Scientists have discovered the body of a ‘child vampire’ buried more than 1,500 years ago in Italy.

The 10-year-old’s body was found with a rock in it’s mouth and weighed down, over fears that it would rise from the dead.

“I’ve never seen anything like it. It’s extremely eerie and weird,” Professor David Soren, Archaeologist from the University of Arizona said.

Locally called the ‘vampire of Lugnano’, the skull was discovered by archaeologists from the University of Arizona, Stanford University and Italy, in the Italian region of Umbria.

The child’s age was determined based on dental development but it’s sex is unknown.

The remains have not yet been DNA tested, but the child had an abscessed tooth which suggests that he or she may have fallen victim to malaria.

The skull was found in Lugnano, Italy (pictured). Source: Australascope
The skull was found in Lugnano, Italy (pictured). Source: Australascope

“This is a very unusual mortuary treatment that you see in various forms in different cultures, especially in the Roman world, that could indicate there was a fear that this person might come back from the dead and try to spread disease to the living,” Bioarcheologist Jordan Wilson, a University of Arizona doctoral student in anthropology said.

The body buried 1550 years ago, was found at La Necropoli dei Bambini, or the Cemetery of the Babies which dates to the mid-fifth century when a deadly malaria outbreak swept the area, killing many vulnerable babies and small children.

In other documented ‘vampire’ burials, an elderly 16th-century woman dubbed the “Vampire of Venice” was found with a brick in her mouth in 2009 in Venice, Italy.

An adult male from the third or fourth century was found buried facedown with his tongue removed and replaced with a stone, in Northamptonshire, England in 2017.

Other examples of vampire burials throughout history include bodies being staked to the ground through the heart or dismembered prior to interment.

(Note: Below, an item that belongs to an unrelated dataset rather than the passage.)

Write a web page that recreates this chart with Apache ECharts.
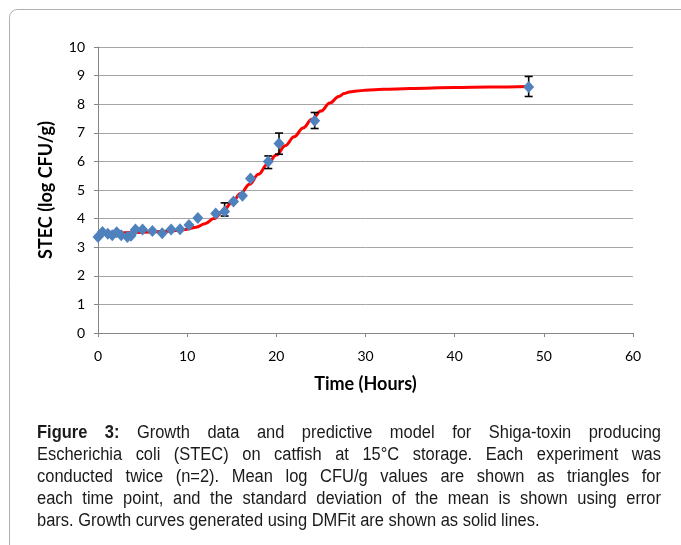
<!DOCTYPE html>
<html>
<head>
<meta charset="utf-8">
<script src="https://cdn.jsdelivr.net/npm/echarts@6/dist/echarts.min.js"></script>
<style>
html,body{margin:0;padding:0;background:#fff;}
#chart{width:681px;height:545px;}
</style>
</head>
<body>
<div id="chart"></div>
<script>
// ---- data ----
const times = [0, 0.5, 1.1, 1.6, 2.1, 2.6, 3.3, 3.7, 4.2, 5.0, 6.1, 7.2, 8.2, 9.2, 10.2, 11.2, 13.2, 14.2, 15.2, 16.2, 17.1, 19.1, 20.3, 24.3, 48.3];
const stec = [3.36, 3.53, 3.47, 3.42, 3.52, 3.42, 3.36, 3.40, 3.62, 3.62, 3.57, 3.49, 3.62, 3.63, 3.78, 4.02, 4.18, 4.25, 4.60, 4.80, 5.40, 6.00, 6.63, 7.42, 8.60];

const errTimes = [14.2, 19.1, 20.3, 24.3, 48.3];
const errMeans = [4.32, 5.97, 6.62, 7.43, 8.62];
const errSD = [0.23, 0.22, 0.37, 0.28, 0.35];

const curveT = [0, 2, 4, 6, 8, 9, 10, 11, 12, 13, 14, 15, 16, 17, 18, 19, 20, 21, 22, 23, 24, 25, 26, 27, 27.6, 28.2, 29, 30, 32, 35, 40, 44, 48.3];
const curveY = [3.50, 3.50, 3.51, 3.53, 3.56, 3.59, 3.63, 3.70, 3.82, 4.00, 4.25, 4.55, 4.88, 5.20, 5.55, 5.90, 6.22, 6.55, 6.86, 7.17, 7.47, 7.76, 8.04, 8.27, 8.37, 8.43, 8.46, 8.49, 8.52, 8.55, 8.58, 8.60, 8.62];

const xTicks = [0, 10, 20, 30, 40, 50, 60];
const yTicks = [0, 1, 2, 3, 4, 5, 6, 7, 8, 9, 10];

const xTitle = 'Time (Hours)';
const yTitle = 'STEC (log CFU/g)';

const captionLines = [
  'Figure 3: Growth data and predictive model for Shiga-toxin producing',
  'Escherichia coli (STEC) on catfish at 15°C storage. Each experiment was',
  'conducted twice (n=2). Mean log CFU/g values are shown as triangles for',
  'each time point, and the standard deviation of the mean is shown using error',
  'bars. Growth curves generated using DMFit are shown as solid lines.'
];
const boldWords = ['Figure', '3:'];

// ---- build chart ----
const chart = echarts.init(document.getElementById('chart'), null, {renderer: 'canvas'});

const capFont = '18px "Liberation Sans", Arial, sans-serif';
const capFontBold = 'bold 18px "Liberation Sans", Arial, sans-serif';
const capScale = 0.915;
const cv = document.createElement('canvas').getContext('2d');
function measure(word, bold) { cv.font = bold ? capFontBold : capFont; return cv.measureText(word).width * capScale; }

const capLeft = 37, capRight = 661, capTop = 433, capStep = 22;
const captionGraphics = [];
captionLines.forEach((line, li) => {
  const words = line.split(' ');
  const boldCount = li === 0 ? boldWords.length : 0;
  const ws = words.map((w, i) => measure(w, i < boldCount));
  const total = ws.reduce((a, b) => a + b, 0);
  const justify = li < captionLines.length - 1;
  const gap = justify ? (capRight - capLeft - total) / (words.length - 1) : measure(' ', false);
  let x = capLeft;
  words.forEach((w, i) => {
    captionGraphics.push({
      type: 'text', x: x, y: capTop + li * capStep, scaleX: capScale, silent: true,
      style: {text: w, font: i < boldCount ? capFontBold : capFont, fill: '#1a1a1a', verticalAlign: 'middle'}
    });
    x += ws[i] + gap;
  });
});

const option = {
  animation: false,
  backgroundColor: '#ffffff',
  grid: {left: 98, right: 48, top: 47, bottom: 212, containLabel: false},
  xAxis: {
    type: 'value', min: xTicks[0], max: xTicks[xTicks.length - 1], interval: 10,
    name: xTitle, nameLocation: 'middle', nameGap: 42,
    nameTextStyle: {fontFamily: 'Lato', fontWeight: 'bold', fontSize: 18, color: '#000'},
    axisLine: {show: true, lineStyle: {color: '#868686', width: 1}},
    axisTick: {show: true, inside: false, length: 4, lineStyle: {color: '#868686'}},
    axisLabel: {margin: 16, fontFamily: 'Lato', fontSize: 14, color: '#000'},
    splitLine: {show: false}
  },
  yAxis: {
    type: 'value', min: yTicks[0], max: yTicks[yTicks.length - 1], interval: 1,
    name: yTitle, nameLocation: 'middle', nameGap: 43, nameRotate: 90,
    nameTextStyle: {fontFamily: 'Lato', fontWeight: 'bold', fontSize: 18, color: '#000'},
    axisLine: {show: true, lineStyle: {color: '#868686', width: 1}},
    axisTick: {show: true, inside: false, length: 4, lineStyle: {color: '#868686'}},
    axisLabel: {margin: 13, fontFamily: 'Lato', fontSize: 14, color: '#000'},
    splitLine: {show: true, lineStyle: {color: '#a6a6a6', width: 1}}
  },
  series: [
    {
      type: 'line', name: 'DMFit', data: curveT.map((t, i) => [t, curveY[i]]),
      smooth: 0.4, smoothMonotone: 'x', showSymbol: false, symbol: 'none',
      lineStyle: {color: '#ff0000', width: 3}, z: 2, clip: false
    },
    {
      type: 'custom', name: 'SD', z: 3, clip: false,
      data: errTimes.map((t, i) => [t, errMeans[i], errSD[i]]),
      renderItem: function (params, api) {
        const t = api.value(0), m = api.value(1), s = api.value(2);
        const lo = api.coord([t, m - s]);
        const hi = api.coord([t, m + s]);
        const hw = 4;
        const st = {stroke: '#000', lineWidth: 1.6};
        return {
          type: 'group',
          children: [
            {type: 'line', shape: {x1: lo[0], y1: lo[1], x2: hi[0], y2: hi[1]}, style: st},
            {type: 'line', shape: {x1: lo[0] - hw, y1: lo[1], x2: lo[0] + hw, y2: lo[1]}, style: st},
            {type: 'line', shape: {x1: hi[0] - hw, y1: hi[1], x2: hi[0] + hw, y2: hi[1]}, style: st}
          ]
        };
      }
    },
    {
      type: 'scatter', name: 'STEC', data: times.map((t, i) => [t, stec[i]]),
      symbol: 'diamond', symbolSize: [11, 12], clip: false, z: 4,
      itemStyle: {color: '#4f81bd', opacity: 1}
    }
  ],
  graphic: [
    {
      type: 'rect', silent: true, z: -1,
      shape: {x: 9.5, y: 9.5, width: 800, height: 800, r: 8},
      style: {fill: 'none', stroke: '#b0b0b0', lineWidth: 1}
    }
  ].concat(captionGraphics)
};
chart.setOption(option);
</script>
</body>
</html>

The ‘vampire child’ was found with a rock in its mouth (pictured). Source: Australscope
The ‘vampire child’ was found with a rock in its mouth (pictured). Source: Australscope

Previous excavations at the Cemetery of the Babies found infant and toddler bones alongside items like raven talons, toad bones, bronze cauldrons filled with ash and the remains of sacrificial puppies.

In previous excavations of more than 50 burials, a three-year-old girl was found with stones weighing down her hands and feet, a practice used by different cultures throughout history to keep the deceased in their graves.